Your task is to repeat the listing exactly.

MATERIAL:
-.-.-

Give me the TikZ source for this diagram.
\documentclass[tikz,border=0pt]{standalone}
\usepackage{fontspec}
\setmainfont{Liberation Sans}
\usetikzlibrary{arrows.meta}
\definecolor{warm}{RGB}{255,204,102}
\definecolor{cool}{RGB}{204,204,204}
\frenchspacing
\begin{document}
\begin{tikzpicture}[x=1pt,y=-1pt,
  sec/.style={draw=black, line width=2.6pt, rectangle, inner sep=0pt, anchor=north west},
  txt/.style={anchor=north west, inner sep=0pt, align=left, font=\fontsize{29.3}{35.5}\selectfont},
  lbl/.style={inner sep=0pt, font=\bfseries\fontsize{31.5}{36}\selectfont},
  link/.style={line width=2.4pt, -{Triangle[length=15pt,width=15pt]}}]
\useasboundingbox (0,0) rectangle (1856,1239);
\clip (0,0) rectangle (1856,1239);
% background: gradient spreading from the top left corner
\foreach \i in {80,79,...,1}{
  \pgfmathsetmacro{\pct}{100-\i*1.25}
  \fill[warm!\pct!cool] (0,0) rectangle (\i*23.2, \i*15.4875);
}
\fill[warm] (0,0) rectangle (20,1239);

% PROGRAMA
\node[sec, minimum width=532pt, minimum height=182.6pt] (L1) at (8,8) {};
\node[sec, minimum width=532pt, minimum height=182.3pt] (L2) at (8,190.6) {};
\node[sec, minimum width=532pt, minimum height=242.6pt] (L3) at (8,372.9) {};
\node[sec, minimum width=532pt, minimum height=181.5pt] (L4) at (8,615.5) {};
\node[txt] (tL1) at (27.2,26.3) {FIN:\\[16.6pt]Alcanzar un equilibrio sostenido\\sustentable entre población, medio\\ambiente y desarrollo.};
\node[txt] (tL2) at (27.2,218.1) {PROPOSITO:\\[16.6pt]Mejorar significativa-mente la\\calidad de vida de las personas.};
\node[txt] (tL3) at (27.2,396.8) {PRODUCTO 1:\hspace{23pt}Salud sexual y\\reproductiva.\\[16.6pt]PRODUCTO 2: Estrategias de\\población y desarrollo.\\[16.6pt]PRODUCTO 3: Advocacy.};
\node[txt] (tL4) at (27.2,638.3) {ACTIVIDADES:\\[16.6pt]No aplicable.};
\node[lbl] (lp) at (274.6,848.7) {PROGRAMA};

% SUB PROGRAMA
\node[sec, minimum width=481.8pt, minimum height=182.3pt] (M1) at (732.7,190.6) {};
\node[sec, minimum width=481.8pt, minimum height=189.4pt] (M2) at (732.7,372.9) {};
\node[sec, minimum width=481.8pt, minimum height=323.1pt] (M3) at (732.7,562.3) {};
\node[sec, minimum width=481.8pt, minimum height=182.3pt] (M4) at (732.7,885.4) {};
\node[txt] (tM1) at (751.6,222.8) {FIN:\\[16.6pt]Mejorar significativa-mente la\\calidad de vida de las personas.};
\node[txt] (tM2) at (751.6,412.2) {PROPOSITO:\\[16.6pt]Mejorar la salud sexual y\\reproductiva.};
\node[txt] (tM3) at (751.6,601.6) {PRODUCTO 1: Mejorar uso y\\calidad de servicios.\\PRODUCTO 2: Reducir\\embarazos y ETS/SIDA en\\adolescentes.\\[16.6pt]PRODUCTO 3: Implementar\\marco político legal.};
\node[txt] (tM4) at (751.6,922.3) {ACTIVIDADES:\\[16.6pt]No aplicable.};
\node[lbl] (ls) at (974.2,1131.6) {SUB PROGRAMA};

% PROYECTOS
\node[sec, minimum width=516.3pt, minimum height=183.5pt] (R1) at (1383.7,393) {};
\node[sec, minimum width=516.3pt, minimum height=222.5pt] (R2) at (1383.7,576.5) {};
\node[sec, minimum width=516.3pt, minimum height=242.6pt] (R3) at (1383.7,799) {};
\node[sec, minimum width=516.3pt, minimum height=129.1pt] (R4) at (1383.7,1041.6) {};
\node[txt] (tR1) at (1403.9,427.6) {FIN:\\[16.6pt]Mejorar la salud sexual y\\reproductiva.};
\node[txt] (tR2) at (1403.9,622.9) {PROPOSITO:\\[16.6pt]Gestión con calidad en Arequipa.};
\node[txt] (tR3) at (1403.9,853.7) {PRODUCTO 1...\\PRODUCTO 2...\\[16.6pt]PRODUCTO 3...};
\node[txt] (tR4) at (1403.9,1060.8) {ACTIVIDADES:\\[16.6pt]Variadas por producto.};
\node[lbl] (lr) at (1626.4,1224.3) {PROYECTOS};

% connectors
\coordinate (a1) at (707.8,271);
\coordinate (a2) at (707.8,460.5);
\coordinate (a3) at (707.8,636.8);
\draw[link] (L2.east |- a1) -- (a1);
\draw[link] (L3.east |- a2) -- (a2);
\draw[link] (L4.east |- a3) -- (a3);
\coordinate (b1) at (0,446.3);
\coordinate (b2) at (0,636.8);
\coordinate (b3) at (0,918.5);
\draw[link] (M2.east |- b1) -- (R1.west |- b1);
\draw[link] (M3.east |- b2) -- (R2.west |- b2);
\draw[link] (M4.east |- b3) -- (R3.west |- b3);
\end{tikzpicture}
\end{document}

-.-.-

ANSWER:
Give me the TikZ source for this diagram.
\documentclass[tikz,border=0pt]{standalone}
\usepackage{fontspec}
\setmainfont{Liberation Sans}
\usetikzlibrary{arrows.meta}
\definecolor{warm}{RGB}{255,204,102}
\definecolor{cool}{RGB}{204,204,204}
\frenchspacing
\begin{document}
\begin{tikzpicture}[x=1pt,y=-1pt,
  sec/.style={draw=black, line width=2.6pt, rectangle, inner sep=0pt, anchor=north west},
  txt/.style={anchor=north west, inner sep=0pt, align=left, font=\fontsize{29.3}{35.5}\selectfont},
  lbl/.style={inner sep=0pt, font=\bfseries\fontsize{31.5}{36}\selectfont},
  link/.style={line width=2.4pt, -{Triangle[length=15pt,width=15pt]}}]
\useasboundingbox (0,0) rectangle (1856,1239);
\clip (0,0) rectangle (1856,1239);
% background: gradient spreading from the top left corner
\foreach \i in {80,79,...,1}{
  \pgfmathsetmacro{\pct}{100-\i*1.25}
  \fill[warm!\pct!cool] (0,0) rectangle (\i*23.2, \i*15.4875);
}
\fill[warm] (0,0) rectangle (20,1239);

% PROGRAMA
\node[sec, minimum width=532pt, minimum height=182.6pt] (L1) at (8,8) {};
\node[sec, minimum width=532pt, minimum height=182.3pt] (L2) at (8,190.6) {};
\node[sec, minimum width=532pt, minimum height=242.6pt] (L3) at (8,372.9) {};
\node[sec, minimum width=532pt, minimum height=181.5pt] (L4) at (8,615.5) {};
\node[txt] (tL1) at (27.2,26.3) {FIN:\\[16.6pt]Alcanzar un equilibrio sostenido\\sustentable entre población, medio\\ambiente y desarrollo.};
\node[txt] (tL2) at (27.2,218.1) {PROPOSITO:\\[16.6pt]Mejorar significativa-mente la\\calidad de vida de las personas.};
\node[txt] (tL3) at (27.2,396.8) {PRODUCTO 1:\hspace{23pt}Salud sexual y\\reproductiva.\\[16.6pt]PRODUCTO 2: Estrategias de\\población y desarrollo.\\[16.6pt]PRODUCTO 3: Advocacy.};
\node[txt] (tL4) at (27.2,638.3) {ACTIVIDADES:\\[16.6pt]No aplicable.};
\node[lbl] (lp) at (274.6,848.7) {PROGRAMA};

% SUB PROGRAMA
\node[sec, minimum width=481.8pt, minimum height=182.3pt] (M1) at (732.7,190.6) {};
\node[sec, minimum width=481.8pt, minimum height=189.4pt] (M2) at (732.7,372.9) {};
\node[sec, minimum width=481.8pt, minimum height=323.1pt] (M3) at (732.7,562.3) {};
\node[sec, minimum width=481.8pt, minimum height=182.3pt] (M4) at (732.7,885.4) {};
\node[txt] (tM1) at (751.6,222.8) {FIN:\\[16.6pt]Mejorar significativa-mente la\\calidad de vida de las personas.};
\node[txt] (tM2) at (751.6,412.2) {PROPOSITO:\\[16.6pt]Mejorar la salud sexual y\\reproductiva.};
\node[txt] (tM3) at (751.6,601.6) {PRODUCTO 1: Mejorar uso y\\calidad de servicios.\\PRODUCTO 2: Reducir\\embarazos y ETS/SIDA en\\adolescentes.\\[16.6pt]PRODUCTO 3: Implementar\\marco político legal.};
\node[txt] (tM4) at (751.6,922.3) {ACTIVIDADES:\\[16.6pt]No aplicable.};
\node[lbl] (ls) at (974.2,1131.6) {SUB PROGRAMA};

% PROYECTOS
\node[sec, minimum width=516.3pt, minimum height=183.5pt] (R1) at (1383.7,393) {};
\node[sec, minimum width=516.3pt, minimum height=222.5pt] (R2) at (1383.7,576.5) {};
\node[sec, minimum width=516.3pt, minimum height=242.6pt] (R3) at (1383.7,799) {};
\node[sec, minimum width=516.3pt, minimum height=129.1pt] (R4) at (1383.7,1041.6) {};
\node[txt] (tR1) at (1403.9,427.6) {FIN:\\[16.6pt]Mejorar la salud sexual y\\reproductiva.};
\node[txt] (tR2) at (1403.9,622.9) {PROPOSITO:\\[16.6pt]Gestión con calidad en Arequipa.};
\node[txt] (tR3) at (1403.9,853.7) {PRODUCTO 1...\\PRODUCTO 2...\\[16.6pt]PRODUCTO 3...};
\node[txt] (tR4) at (1403.9,1060.8) {ACTIVIDADES:\\[16.6pt]Variadas por producto.};
\node[lbl] (lr) at (1626.4,1224.3) {PROYECTOS};

% connectors
\coordinate (a1) at (707.8,271);
\coordinate (a2) at (707.8,460.5);
\coordinate (a3) at (707.8,636.8);
\draw[link] (L2.east |- a1) -- (a1);
\draw[link] (L3.east |- a2) -- (a2);
\draw[link] (L4.east |- a3) -- (a3);
\coordinate (b1) at (0,446.3);
\coordinate (b2) at (0,636.8);
\coordinate (b3) at (0,918.5);
\draw[link] (M2.east |- b1) -- (R1.west |- b1);
\draw[link] (M3.east |- b2) -- (R2.west |- b2);
\draw[link] (M4.east |- b3) -- (R3.west |- b3);
\end{tikzpicture}
\end{document}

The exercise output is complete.